══ DATASET EXCERPT ══

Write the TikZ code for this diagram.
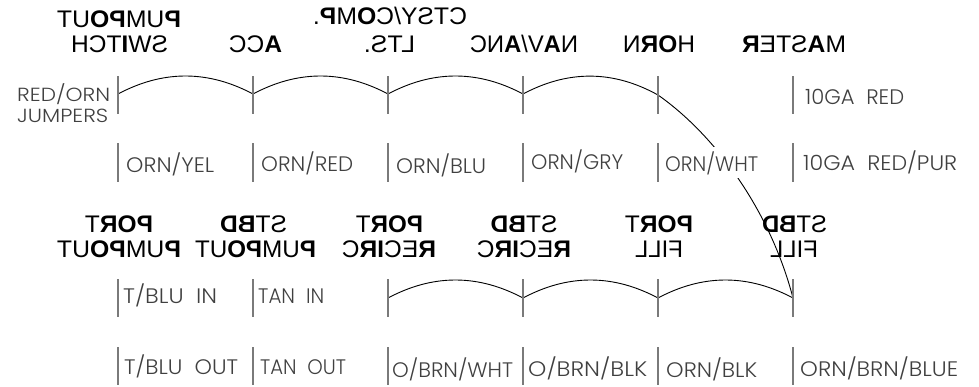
\documentclass[tikz,border=0pt]{standalone}
\usepackage{graphicx}
\usepackage{fontspec}
\setmainfont{Liberation Sans}
\newfontfamily\thinf{Poppins Light}
\newcommand{\hd}[2]{\reflectbox{\resizebox{#1pt}{\height}{\fontsize{24}{24}\selectfont #2}}}
\newcommand{\lb}[2]{\resizebox{#1pt}{\height}{\thinf\fontsize{21}{21}\selectfont #2}}
\newcommand{\lbs}[2]{\resizebox{#1pt}{\height}{\thinf\fontsize{19}{19}\selectfont #2}}
\newcommand{\B}[1]{\textbf{#1}}
\tikzset{
  head/.style={inner sep=0pt,anchor=base,text=black},
  wire/.style={inner sep=0pt,anchor=base west,text=black!75},
  tick/.style={draw=black!52,line width=1.3pt},
  jump/.style={draw=black,line width=0.9pt},
}
\begin{document}
\begin{tikzpicture}[x=1pt,y=-1pt]
\useasboundingbox (0,0) rectangle (979,386);
% junction points, upper strip
\coordinate (a1) at (118,94);
\coordinate (a2) at (253,94);
\coordinate (a3) at (388,94);
\coordinate (a4) at (523,94);
\coordinate (a5) at (658,95);
% junction points, lower strip
\coordinate (b3) at (388,298);
\coordinate (b4) at (523,298);
\coordinate (b5) at (658,298);
\coordinate (b6) at (793,298);
% jumpers
\draw[jump] (a1) .. controls (163,70) and (208,70) .. (a2);
\draw[jump] (a2) .. controls (298,70) and (343,70) .. (a3);
\draw[jump] (a3) .. controls (433,70) and (478,70) .. (a4);
\draw[jump] (a4) .. controls (568,70) and (613,70) .. (a5);
\draw[jump] (a5) .. controls (715,135) and (770,210) .. (b6);
\draw[jump] (b3) .. controls (433,274) and (478,274) .. (b4);
\draw[jump] (b4) .. controls (568,274) and (613,274) .. (b5);
\draw[jump] (b5) .. controls (703,274) and (748,274) .. (b6);
% white mask behind the label the long jumper passes
\fill[white] (661,147) rectangle (764,178);
% terminal ticks
\foreach \x in {118,253,388,523,658,793}{
  \draw[tick] (\x,76) -- (\x,114);
  \draw[tick] (\x,143) -- (\x,182);
  \draw[tick] (\x,279) -- (\x,317);
  \draw[tick] (\x,347) -- (\x,385);
}
% upper headings
\node[head] (h1) at (119,27) {\hd{124}{\B{P}UM\B{PO}UT}};
\node[head] (h2) at (119.5,52) {\hd{97}{SW\B{I}TCH}};
\node[head] (h3) at (255.5,52) {\hd{53}{\B{A}CC}};
\node[head] (h4) at (390,24) {\hd{154}{CTSY/C\B{O}M\B{P}.}};
\node[head] (h5) at (389.5,52) {\hd{51}{LTS.}};
\node[head] (h6) at (524,52) {\hd{108}{N\B{A}V/\B{A}NC}};
\node[head] (h7) at (659,52) {\hd{72}{H\B{OR}N}};
\node[head] (h8) at (794,52) {\hd{104}{M\B{A}STE\B{R}}};
% lower headings
\node[head] (k1) at (119,232) {\hd{68}{\B{POR}T}};
\node[head] (k2) at (119,257) {\hd{124}{\B{P}UM\B{PO}UT}};
\node[head] (k3) at (253.5,232) {\hd{67}{ST\B{BD}}};
\node[head] (k4) at (255.5,257) {\hd{121}{\B{P}UM\B{PO}UT}};
\node[head] (k5) at (389.5,232) {\hd{67}{\B{POR}T}};
\node[head] (k6) at (389,257) {\hd{94}{\B{R}EC\B{IR}C}};
\node[head] (k7) at (524,232) {\hd{67}{ST\B{BD}}};
\node[head] (k8) at (524,257) {\hd{94}{\B{R}EC\B{IR}C}};
\node[head] (k9) at (659,232) {\hd{68}{\B{POR}T}};
\node[head] (k10) at (659,257) {\hd{48}{FILL}};
\node[head] (k11) at (794.5,232) {\hd{65}{ST\B{BD}}};
\node[head] (k12) at (794,257) {\hd{48}{FILL}};
% wire labels
\node[wire] (j1) at (17,101.5) {\lbs{93}{RED/ORN}};
\node[wire] (j2) at (17,122) {\lbs{91}{JUMPERS}};
\node[wire] (r1) at (805,104) {\lb{99}{10GA\ \ RED}};
\node[wire] (l1) at (126,172) {\lb{88}{ORN/YEL}};
\node[wire] (l2) at (261,171) {\lb{92}{ORN/RED}};
\node[wire] (l3) at (396,173) {\lb{90}{ORN/BLU}};
\node[wire] (l4) at (531,169) {\lb{92}{ORN/GRY}};
\node[wire] (l5) at (665,171) {\lb{93}{ORN/WHT}};
\node[wire] (l6) at (803,170) {\lb{154}{10GA\ \ RED/PUR}};
\node[wire] (m1) at (123,303) {\lb{94}{T/BLU\ \ IN}};
\node[wire] (m2) at (258,303) {\lb{66}{TAN\ \ IN}};
\node[wire] (n1) at (124,374) {\lb{114}{T/BLU\ \ OUT}};
\node[wire] (n2) at (260,374) {\lb{86}{TAN\ \ OUT}};
\node[wire] (n3) at (392,377) {\lb{121}{O/BRN/WHT}};
\node[wire] (n4) at (528,376) {\lb{119}{O/BRN/BLK}};
\node[wire] (n5) at (666,377) {\lb{91}{ORN/BLK}};
\node[wire] (n6) at (800,376) {\lb{158}{ORN/BRN/BLUE}};
\end{tikzpicture}
\end{document}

═══

■ WHAT YOU ARE ASKED TO DO:
Copy the material above in full and exactly, skipping pictures.

■ REPLY:
Write the TikZ code for this diagram.
\documentclass[tikz,border=0pt]{standalone}
\usepackage{graphicx}
\usepackage{fontspec}
\setmainfont{Liberation Sans}
\newfontfamily\thinf{Poppins Light}
\newcommand{\hd}[2]{\reflectbox{\resizebox{#1pt}{\height}{\fontsize{24}{24}\selectfont #2}}}
\newcommand{\lb}[2]{\resizebox{#1pt}{\height}{\thinf\fontsize{21}{21}\selectfont #2}}
\newcommand{\lbs}[2]{\resizebox{#1pt}{\height}{\thinf\fontsize{19}{19}\selectfont #2}}
\newcommand{\B}[1]{\textbf{#1}}
\tikzset{
  head/.style={inner sep=0pt,anchor=base,text=black},
  wire/.style={inner sep=0pt,anchor=base west,text=black!75},
  tick/.style={draw=black!52,line width=1.3pt},
  jump/.style={draw=black,line width=0.9pt},
}
\begin{document}
\begin{tikzpicture}[x=1pt,y=-1pt]
\useasboundingbox (0,0) rectangle (979,386);
% junction points, upper strip
\coordinate (a1) at (118,94);
\coordinate (a2) at (253,94);
\coordinate (a3) at (388,94);
\coordinate (a4) at (523,94);
\coordinate (a5) at (658,95);
% junction points, lower strip
\coordinate (b3) at (388,298);
\coordinate (b4) at (523,298);
\coordinate (b5) at (658,298);
\coordinate (b6) at (793,298);
% jumpers
\draw[jump] (a1) .. controls (163,70) and (208,70) .. (a2);
\draw[jump] (a2) .. controls (298,70) and (343,70) .. (a3);
\draw[jump] (a3) .. controls (433,70) and (478,70) .. (a4);
\draw[jump] (a4) .. controls (568,70) and (613,70) .. (a5);
\draw[jump] (a5) .. controls (715,135) and (770,210) .. (b6);
\draw[jump] (b3) .. controls (433,274) and (478,274) .. (b4);
\draw[jump] (b4) .. controls (568,274) and (613,274) .. (b5);
\draw[jump] (b5) .. controls (703,274) and (748,274) .. (b6);
% white mask behind the label the long jumper passes
\fill[white] (661,147) rectangle (764,178);
% terminal ticks
\foreach \x in {118,253,388,523,658,793}{
  \draw[tick] (\x,76) -- (\x,114);
  \draw[tick] (\x,143) -- (\x,182);
  \draw[tick] (\x,279) -- (\x,317);
  \draw[tick] (\x,347) -- (\x,385);
}
% upper headings
\node[head] (h1) at (119,27) {\hd{124}{\B{P}UM\B{PO}UT}};
\node[head] (h2) at (119.5,52) {\hd{97}{SW\B{I}TCH}};
\node[head] (h3) at (255.5,52) {\hd{53}{\B{A}CC}};
\node[head] (h4) at (390,24) {\hd{154}{CTSY/C\B{O}M\B{P}.}};
\node[head] (h5) at (389.5,52) {\hd{51}{LTS.}};
\node[head] (h6) at (524,52) {\hd{108}{N\B{A}V/\B{A}NC}};
\node[head] (h7) at (659,52) {\hd{72}{H\B{OR}N}};
\node[head] (h8) at (794,52) {\hd{104}{M\B{A}STE\B{R}}};
% lower headings
\node[head] (k1) at (119,232) {\hd{68}{\B{POR}T}};
\node[head] (k2) at (119,257) {\hd{124}{\B{P}UM\B{PO}UT}};
\node[head] (k3) at (253.5,232) {\hd{67}{ST\B{BD}}};
\node[head] (k4) at (255.5,257) {\hd{121}{\B{P}UM\B{PO}UT}};
\node[head] (k5) at (389.5,232) {\hd{67}{\B{POR}T}};
\node[head] (k6) at (389,257) {\hd{94}{\B{R}EC\B{IR}C}};
\node[head] (k7) at (524,232) {\hd{67}{ST\B{BD}}};
\node[head] (k8) at (524,257) {\hd{94}{\B{R}EC\B{IR}C}};
\node[head] (k9) at (659,232) {\hd{68}{\B{POR}T}};
\node[head] (k10) at (659,257) {\hd{48}{FILL}};
\node[head] (k11) at (794.5,232) {\hd{65}{ST\B{BD}}};
\node[head] (k12) at (794,257) {\hd{48}{FILL}};
% wire labels
\node[wire] (j1) at (17,101.5) {\lbs{93}{RED/ORN}};
\node[wire] (j2) at (17,122) {\lbs{91}{JUMPERS}};
\node[wire] (r1) at (805,104) {\lb{99}{10GA\ \ RED}};
\node[wire] (l1) at (126,172) {\lb{88}{ORN/YEL}};
\node[wire] (l2) at (261,171) {\lb{92}{ORN/RED}};
\node[wire] (l3) at (396,173) {\lb{90}{ORN/BLU}};
\node[wire] (l4) at (531,169) {\lb{92}{ORN/GRY}};
\node[wire] (l5) at (665,171) {\lb{93}{ORN/WHT}};
\node[wire] (l6) at (803,170) {\lb{154}{10GA\ \ RED/PUR}};
\node[wire] (m1) at (123,303) {\lb{94}{T/BLU\ \ IN}};
\node[wire] (m2) at (258,303) {\lb{66}{TAN\ \ IN}};
\node[wire] (n1) at (124,374) {\lb{114}{T/BLU\ \ OUT}};
\node[wire] (n2) at (260,374) {\lb{86}{TAN\ \ OUT}};
\node[wire] (n3) at (392,377) {\lb{121}{O/BRN/WHT}};
\node[wire] (n4) at (528,376) {\lb{119}{O/BRN/BLK}};
\node[wire] (n5) at (666,377) {\lb{91}{ORN/BLK}};
\node[wire] (n6) at (800,376) {\lb{158}{ORN/BRN/BLUE}};
\end{tikzpicture}
\end{document}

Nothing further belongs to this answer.